The growth of K-12 provision, combined with policy changes, opens the doors to international vendors, the report notes. More flexible purchasing processes and a desire to attract students with state-of-the-art facilities means private schools may be more likely to buy educational content and technology from foreign providers.

“The takeaway from our research is that local partnerships or joint ventures are a necessity”

“The magnitude of [the five-year plan] is a clear signal that the government will allow and even encourage K-12 public schools to cooperate with the best vendors to explore and experiment with new products and models,” it says.

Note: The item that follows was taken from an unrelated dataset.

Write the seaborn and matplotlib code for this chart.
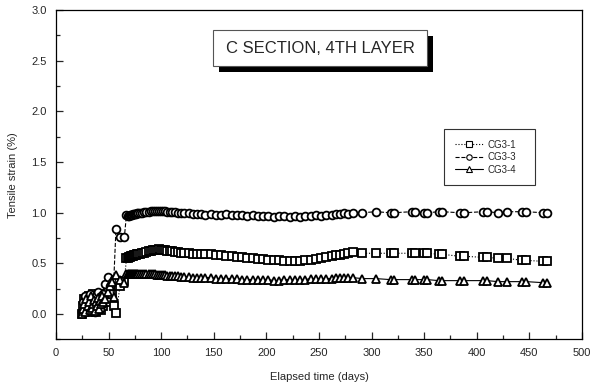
import numpy as np
import pandas as pd
import matplotlib.pyplot as plt
import matplotlib.patches as mpatches
from matplotlib.ticker import MultipleLocator
import seaborn as sns

sns.set_style('ticks')
plt.rcParams['font.family'] = ['Liberation Sans', 'DejaVu Sans']

# 측정 시간 (days)
days_early = [25, 26, 27, 28, 29, 30, 31, 32, 33, 34, 35, 36, 37, 38, 39, 40,
              41, 42, 43, 44, 45, 47, 49, 51, 53, 55]
days_jump = [57, 61, 65]
days_main = [67, 68, 69, 70, 71, 72, 73, 74, 75, 76, 77, 78,
             80, 82, 84, 86, 88, 90, 92, 94, 96, 98, 100, 102, 104, 106, 108, 110,
             113, 116, 119, 122,
             126, 130, 134, 138, 142,
             147, 152, 157, 162, 167, 172, 177, 182, 187, 192, 197, 202,
             207, 212, 217, 222, 227, 232, 237, 242, 247, 252, 257, 262,
             266, 270, 274, 278, 282]
days_late = [291, 304, 318, 321, 338, 341, 350, 353, 364, 367, 384, 388,
             406, 410, 420, 429, 443, 447, 463, 467]

# CG3-1
cg31_early = [0.00, 0.08, 0.15, 0.05, 0.12, 0.02, 0.18, 0.10, 0.04, 0.14, 0.20, 0.06, 0.12,
              0.02, 0.16, 0.08, 0.20, 0.10, 0.04, 0.15, 0.08, 0.18, 0.22, 0.12, 0.20, 0.08]
cg31_jump = [0.01, 0.28, 0.33]
cg31_main = [0.55, 0.55, 0.56, 0.56, 0.57, 0.57, 0.57, 0.58, 0.58, 0.58, 0.59, 0.59,
             0.59, 0.60, 0.60, 0.61, 0.62, 0.62, 0.63, 0.63, 0.63, 0.64, 0.63, 0.63, 0.63, 0.62, 0.62, 0.62,
             0.61, 0.61, 0.60, 0.60,
             0.60, 0.59, 0.59, 0.59, 0.59,
             0.59, 0.58, 0.58, 0.57, 0.57, 0.56, 0.56, 0.55, 0.55, 0.54, 0.54, 0.53,
             0.53, 0.53, 0.52, 0.52, 0.52, 0.52, 0.53, 0.53, 0.54, 0.55, 0.56, 0.57,
             0.58, 0.58, 0.59, 0.60, 0.61]
cg31_late = [0.60, 0.60, 0.60, 0.60, 0.60, 0.60, 0.60, 0.60, 0.59, 0.59, 0.57, 0.57,
             0.56, 0.56, 0.55, 0.55, 0.53, 0.53, 0.52, 0.52]

# CG3-3
cg33_early = [0.02, 0.12, 0.05, 0.18, 0.08, 0.14, 0.03, 0.20, 0.10, 0.06, 0.16, 0.12, 0.02,
              0.18, 0.08, 0.22, 0.12, 0.05, 0.18, 0.10, 0.20, 0.30, 0.37, 0.28, 0.32, 0.35]
cg33_jump = [0.84, 0.76, 0.76]
cg33_main = [0.98, 0.97, 0.97, 0.98, 0.98, 0.98, 0.99, 0.99, 0.99, 0.99, 1.00, 1.00,
             1.00, 1.00, 1.01, 1.01, 1.01, 1.02, 1.02, 1.02, 1.02, 1.02, 1.02, 1.02, 1.02, 1.01, 1.01, 1.01,
             1.01, 1.00, 1.00, 1.00,
             1.00, 0.99, 0.99, 0.99, 0.98,
             0.99, 0.98, 0.98, 0.99, 0.98, 0.98, 0.98, 0.97, 0.98, 0.97, 0.97, 0.97,
             0.96, 0.97, 0.97, 0.96, 0.97, 0.96, 0.97, 0.97, 0.98, 0.97, 0.98, 0.98,
             0.99, 0.99, 1.00, 0.99, 1.00]
cg33_late = [1.00, 1.01, 1.00, 1.00, 1.01, 1.01, 1.00, 1.00, 1.01, 1.01, 1.00, 1.00,
             1.01, 1.01, 1.00, 1.01, 1.01, 1.01, 1.00, 1.00]

# CG3-4
cg34_early = [0.00, 0.05, 0.10, 0.02, 0.15, 0.08, 0.12, 0.04, 0.18, 0.06, 0.10, 0.14, 0.03,
              0.12, 0.08, 0.16, 0.05, 0.13, 0.10, 0.18, 0.12, 0.15, 0.22, 0.28, 0.32, 0.17]
cg34_jump = [0.39, 0.34, 0.31]
cg34_main = [0.40, 0.40, 0.40, 0.40, 0.40, 0.40, 0.40, 0.40, 0.40, 0.40, 0.40, 0.40,
             0.40, 0.40, 0.40, 0.40, 0.40, 0.40, 0.40, 0.40, 0.39, 0.39, 0.39, 0.39, 0.39, 0.38, 0.38, 0.38,
             0.38, 0.38, 0.37, 0.37,
             0.37, 0.36, 0.36, 0.36, 0.36,
             0.36, 0.35, 0.35, 0.35, 0.35, 0.35, 0.34, 0.34, 0.34, 0.34, 0.34, 0.34,
             0.33, 0.33, 0.34, 0.34, 0.34, 0.34, 0.34, 0.35, 0.35, 0.35, 0.35, 0.35,
             0.36, 0.36, 0.36, 0.36, 0.36]
cg34_late = [0.35, 0.35, 0.34, 0.34, 0.34, 0.34, 0.34, 0.34, 0.33, 0.33, 0.33, 0.33,
             0.33, 0.33, 0.32, 0.32, 0.32, 0.32, 0.31, 0.31]

days = days_early + days_jump + days_main + days_late
series = [
    ('CG3-1', cg31_early + cg31_jump + cg31_main + cg31_late, 's', ':', 5.2),
    ('CG3-3', cg33_early + cg33_jump + cg33_main + cg33_late, 'o', '--', 5.6),
    ('CG3-4', cg34_early + cg34_jump + cg34_main + cg34_late, '^', '-', 6.0),
]

fig = plt.figure(figsize=(5.9, 3.87), dpi=100)
ax = fig.add_axes([0.0949, 0.123, 0.8915, 0.851])

for name, vals, mk, ls, ms in series:
    sns.lineplot(x=days, y=vals, ax=ax, color='black', linestyle=ls, lw=0.8,
                 marker=mk, markersize=ms, markerfacecolor='white',
                 markeredgecolor='black', markeredgewidth=1.3,
                 sort=False, estimator=None, label=name)

ax.set_xlim(0, 500)
ax.set_ylim(-0.25, 3.0)
ax.xaxis.set_major_locator(MultipleLocator(50))
ax.xaxis.set_minor_locator(MultipleLocator(25))
ax.yaxis.set_major_locator(MultipleLocator(0.5))
ax.yaxis.set_minor_locator(MultipleLocator(0.25))
ax.yaxis.set_major_formatter(plt.FormatStrFormatter('%.1f'))
ax.tick_params(which='both', direction='in', top=False, right=False, labelsize=8, width=0.9)
ax.tick_params(which='major', length=5, pad=6.5)
ax.tick_params(which='minor', length=3)
for s in ax.spines.values():
    s.set_linewidth(0.9)
    s.set_color('black')

ax.set_xlabel('Elapsed time (days)', fontsize=8, labelpad=10)
ax.set_ylabel('Tensile strain (%)', fontsize=8, labelpad=10)

# 제목 박스 (그림자 포함)
ax.add_patch(mpatches.Rectangle((0.3099, 0.8118), 0.407, 0.109, transform=ax.transAxes,
                                facecolor='black', edgecolor='none', zorder=5))
ax.add_patch(mpatches.Rectangle((0.2985, 0.830), 0.407, 0.109, transform=ax.transAxes,
                                facecolor='white', edgecolor='#555555', lw=0.8, zorder=6))
ax.text(0.502, 0.8845, 'C SECTION, 4TH LAYER', transform=ax.transAxes, fontsize=12,
        ha='center', va='center', zorder=7)

leg = ax.legend(loc='upper left', bbox_to_anchor=(0.7376, 0.469, 0.173, 0.17), mode='expand',
                borderaxespad=0, fontsize=7, fancybox=False, framealpha=1, edgecolor='#333333',
                handlelength=2.9, handletextpad=0.45, markerscale=0.7,
                labelspacing=0.25, borderpad=1.1)
leg.get_frame().set_linewidth(0.8)
for h in leg.get_lines():
    h.set_markeredgewidth(0.8)

fig.savefig('out.png', dpi=100)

As such, partnerships between foreign companies and local organisations are also on the rise. The US and UK are two big sources of investment in China’s K-12 sector at the moment, with recent market entrants including Pearson, Blackboard and K12 Inc, along with Asian markets such as Taiwan and Singapore.

“The takeaway from our research is that local partnerships or joint ventures are a necessity,” Skuse said. “Market access without these types of relationships in China is not possible.”

“It appears [international companies] must rely on these types of relationships to a very high degree.”

The report points to Pearson as “textbook example of how to increase market access by forming local partnerships with institutions”. Pearson’s initiatives in China include a fully localised STEM programme, providing textbooks, training and other resources and delivered through mainly public schools.

China is now the company’s second largest market, although it accounts for only 6% of its sales.

“Your average international company, Pearson notwithstanding, doesn’t have its own China operations team built up to such a degree and so must rely on external partners,” added Skuse. Local companies provide on the ground resources, connections and know-how that foreign partners would not otherwise have access to, he pointed out.